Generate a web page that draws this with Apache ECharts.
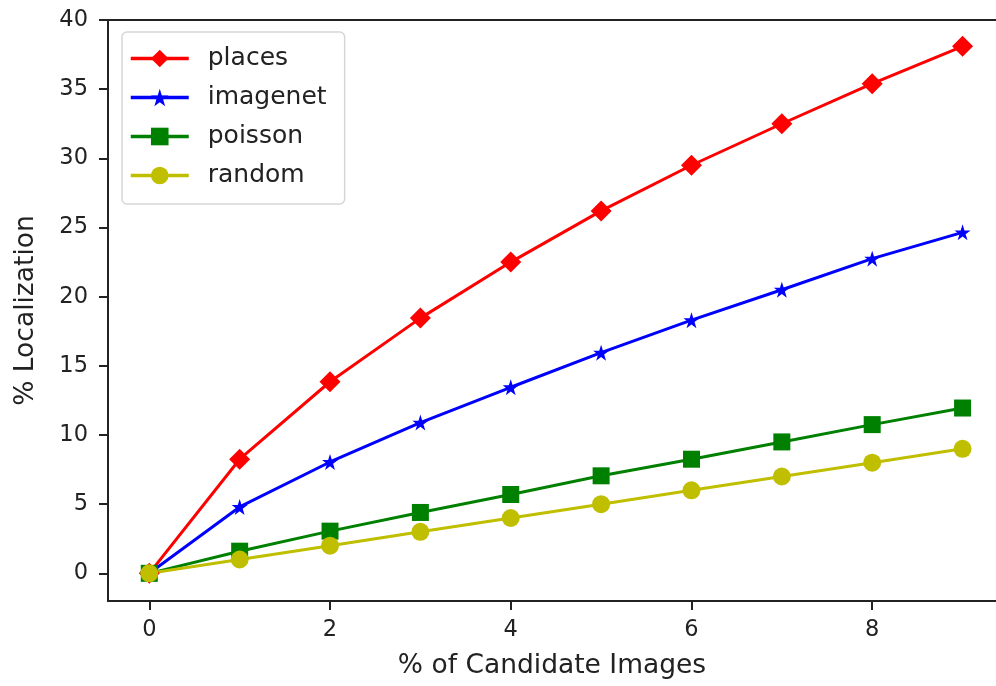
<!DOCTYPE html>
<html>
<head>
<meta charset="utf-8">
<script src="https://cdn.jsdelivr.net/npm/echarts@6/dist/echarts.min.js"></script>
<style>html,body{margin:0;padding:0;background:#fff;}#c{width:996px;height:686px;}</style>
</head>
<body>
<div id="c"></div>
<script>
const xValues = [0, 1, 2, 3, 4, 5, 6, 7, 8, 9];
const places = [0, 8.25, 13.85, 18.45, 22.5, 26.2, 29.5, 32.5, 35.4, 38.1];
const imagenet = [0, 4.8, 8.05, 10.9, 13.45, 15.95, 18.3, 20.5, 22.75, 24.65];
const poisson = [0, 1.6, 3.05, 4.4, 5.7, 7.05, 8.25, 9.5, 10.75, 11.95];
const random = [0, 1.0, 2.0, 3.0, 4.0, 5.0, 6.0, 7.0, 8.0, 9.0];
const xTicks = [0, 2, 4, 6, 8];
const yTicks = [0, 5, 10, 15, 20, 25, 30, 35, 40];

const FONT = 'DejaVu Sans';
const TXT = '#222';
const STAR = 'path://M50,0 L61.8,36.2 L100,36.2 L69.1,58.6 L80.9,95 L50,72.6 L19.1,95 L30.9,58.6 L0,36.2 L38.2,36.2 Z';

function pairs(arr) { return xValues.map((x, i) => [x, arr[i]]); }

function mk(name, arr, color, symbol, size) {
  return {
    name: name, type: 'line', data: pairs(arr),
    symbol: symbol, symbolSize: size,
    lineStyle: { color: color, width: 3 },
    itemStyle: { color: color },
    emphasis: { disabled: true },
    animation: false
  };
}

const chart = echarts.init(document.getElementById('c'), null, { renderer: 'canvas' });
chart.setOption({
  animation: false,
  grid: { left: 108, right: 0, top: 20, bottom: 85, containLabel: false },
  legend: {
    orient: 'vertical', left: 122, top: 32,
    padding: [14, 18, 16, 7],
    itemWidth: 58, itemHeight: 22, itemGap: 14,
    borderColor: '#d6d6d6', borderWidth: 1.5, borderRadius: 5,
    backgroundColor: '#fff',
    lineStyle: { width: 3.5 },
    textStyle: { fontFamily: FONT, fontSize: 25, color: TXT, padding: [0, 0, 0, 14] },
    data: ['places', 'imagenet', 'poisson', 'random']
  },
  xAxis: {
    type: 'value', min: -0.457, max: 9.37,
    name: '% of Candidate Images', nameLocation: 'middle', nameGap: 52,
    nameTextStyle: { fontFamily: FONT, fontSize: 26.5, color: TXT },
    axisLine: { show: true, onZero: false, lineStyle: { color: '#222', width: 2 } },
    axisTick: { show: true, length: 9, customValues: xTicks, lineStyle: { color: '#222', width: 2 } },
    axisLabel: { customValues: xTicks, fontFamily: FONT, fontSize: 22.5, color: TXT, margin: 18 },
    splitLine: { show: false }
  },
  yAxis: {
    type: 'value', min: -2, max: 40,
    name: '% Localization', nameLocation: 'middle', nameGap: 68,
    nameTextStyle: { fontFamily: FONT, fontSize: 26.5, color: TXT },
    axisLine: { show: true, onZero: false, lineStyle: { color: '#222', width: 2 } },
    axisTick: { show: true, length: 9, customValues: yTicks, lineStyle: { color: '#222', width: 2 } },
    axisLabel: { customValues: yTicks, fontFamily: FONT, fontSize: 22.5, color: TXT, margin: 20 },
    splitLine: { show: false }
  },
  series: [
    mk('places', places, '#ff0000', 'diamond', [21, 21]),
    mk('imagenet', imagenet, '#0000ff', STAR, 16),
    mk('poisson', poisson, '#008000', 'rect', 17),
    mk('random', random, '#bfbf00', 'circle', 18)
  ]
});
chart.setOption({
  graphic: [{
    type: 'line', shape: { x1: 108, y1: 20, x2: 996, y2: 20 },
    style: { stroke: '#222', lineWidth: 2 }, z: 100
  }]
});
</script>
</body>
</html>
------------------------
Reproduce the material above in full and without alteration, but skip all pictures.

EXERCISE SOLUTION:
Generate a web page that draws this with Apache ECharts.
<!DOCTYPE html>
<html>
<head>
<meta charset="utf-8">
<script src="https://cdn.jsdelivr.net/npm/echarts@6/dist/echarts.min.js"></script>
<style>html,body{margin:0;padding:0;background:#fff;}#c{width:996px;height:686px;}</style>
</head>
<body>
<div id="c"></div>
<script>
const xValues = [0, 1, 2, 3, 4, 5, 6, 7, 8, 9];
const places = [0, 8.25, 13.85, 18.45, 22.5, 26.2, 29.5, 32.5, 35.4, 38.1];
const imagenet = [0, 4.8, 8.05, 10.9, 13.45, 15.95, 18.3, 20.5, 22.75, 24.65];
const poisson = [0, 1.6, 3.05, 4.4, 5.7, 7.05, 8.25, 9.5, 10.75, 11.95];
const random = [0, 1.0, 2.0, 3.0, 4.0, 5.0, 6.0, 7.0, 8.0, 9.0];
const xTicks = [0, 2, 4, 6, 8];
const yTicks = [0, 5, 10, 15, 20, 25, 30, 35, 40];

const FONT = 'DejaVu Sans';
const TXT = '#222';
const STAR = 'path://M50,0 L61.8,36.2 L100,36.2 L69.1,58.6 L80.9,95 L50,72.6 L19.1,95 L30.9,58.6 L0,36.2 L38.2,36.2 Z';

function pairs(arr) { return xValues.map((x, i) => [x, arr[i]]); }

function mk(name, arr, color, symbol, size) {
  return {
    name: name, type: 'line', data: pairs(arr),
    symbol: symbol, symbolSize: size,
    lineStyle: { color: color, width: 3 },
    itemStyle: { color: color },
    emphasis: { disabled: true },
    animation: false
  };
}

const chart = echarts.init(document.getElementById('c'), null, { renderer: 'canvas' });
chart.setOption({
  animation: false,
  grid: { left: 108, right: 0, top: 20, bottom: 85, containLabel: false },
  legend: {
    orient: 'vertical', left: 122, top: 32,
    padding: [14, 18, 16, 7],
    itemWidth: 58, itemHeight: 22, itemGap: 14,
    borderColor: '#d6d6d6', borderWidth: 1.5, borderRadius: 5,
    backgroundColor: '#fff',
    lineStyle: { width: 3.5 },
    textStyle: { fontFamily: FONT, fontSize: 25, color: TXT, padding: [0, 0, 0, 14] },
    data: ['places', 'imagenet', 'poisson', 'random']
  },
  xAxis: {
    type: 'value', min: -0.457, max: 9.37,
    name: '% of Candidate Images', nameLocation: 'middle', nameGap: 52,
    nameTextStyle: { fontFamily: FONT, fontSize: 26.5, color: TXT },
    axisLine: { show: true, onZero: false, lineStyle: { color: '#222', width: 2 } },
    axisTick: { show: true, length: 9, customValues: xTicks, lineStyle: { color: '#222', width: 2 } },
    axisLabel: { customValues: xTicks, fontFamily: FONT, fontSize: 22.5, color: TXT, margin: 18 },
    splitLine: { show: false }
  },
  yAxis: {
    type: 'value', min: -2, max: 40,
    name: '% Localization', nameLocation: 'middle', nameGap: 68,
    nameTextStyle: { fontFamily: FONT, fontSize: 26.5, color: TXT },
    axisLine: { show: true, onZero: false, lineStyle: { color: '#222', width: 2 } },
    axisTick: { show: true, length: 9, customValues: yTicks, lineStyle: { color: '#222', width: 2 } },
    axisLabel: { customValues: yTicks, fontFamily: FONT, fontSize: 22.5, color: TXT, margin: 20 },
    splitLine: { show: false }
  },
  series: [
    mk('places', places, '#ff0000', 'diamond', [21, 21]),
    mk('imagenet', imagenet, '#0000ff', STAR, 16),
    mk('poisson', poisson, '#008000', 'rect', 17),
    mk('random', random, '#bfbf00', 'circle', 18)
  ]
});
chart.setOption({
  graphic: [{
    type: 'line', shape: { x1: 108, y1: 20, x2: 996, y2: 20 },
    style: { stroke: '#222', lineWidth: 2 }, z: 100
  }]
});
</script>
</body>
</html>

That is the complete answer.